In these days after WWII, England is no longer the place the young men left when they went away to fight. The mining industry has been nationalized, and even Comerford's old slapdash efforts at opening up its shallow coal deposits are about to be reopened, with a flood of new faces coming in to operate the new machinery. The men who went away, of course, aren't those who came back: Jim Tugg, the hired man at the Hollins farm, with daring exploits as a paratrooper; Chad Wedderburn, the pacifist classics master who spent years in guerilla fighting; even Charles Blunden, son of Selwyn Blunden of Harrow, fought all the way across North Africa and Sicily.
Expatriates from all over Europe are common enough, even ex-POWs who still slip and say 'Heil Hitler!' if they forget. (And get beaten up, maybe, by somebody whose brother died in a Stalag.) Helmut Schauffler, though, has been asking to be murdered by going far beyond that.

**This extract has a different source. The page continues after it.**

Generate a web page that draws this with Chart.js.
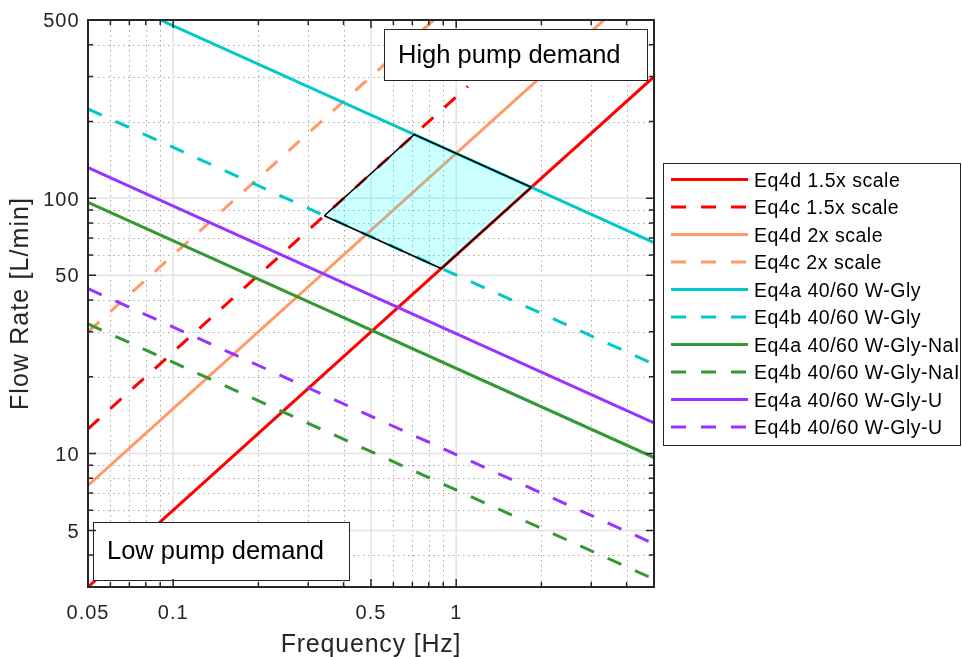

Gerd Hollins had lost her entire family in the concentration camps. Haunted by memories of horror that won't stay suppressed, she asked her husband to hire Helmut, because if she could learn to see one German as a human being, it would help her to let go of her nightmares. Unfortunately, Helmut is a creep - an actual Nazi who enjoys psychological torment (though he's not stupid enough to try it in front of her husband or hired man). When he's fired and takes a job at the quarry, he still harasses her in a slimy way, while causing discord everywhere else he goes.
Sergeant Felse isn't surprised when Helmut finally turns up floating in the brook, head bashed in, although he's less than thrilled that his 13-year-old son Dominic found the corpse. Despite George's best efforts, Dominic gets interested in the case, especially since his classics master is a suspect.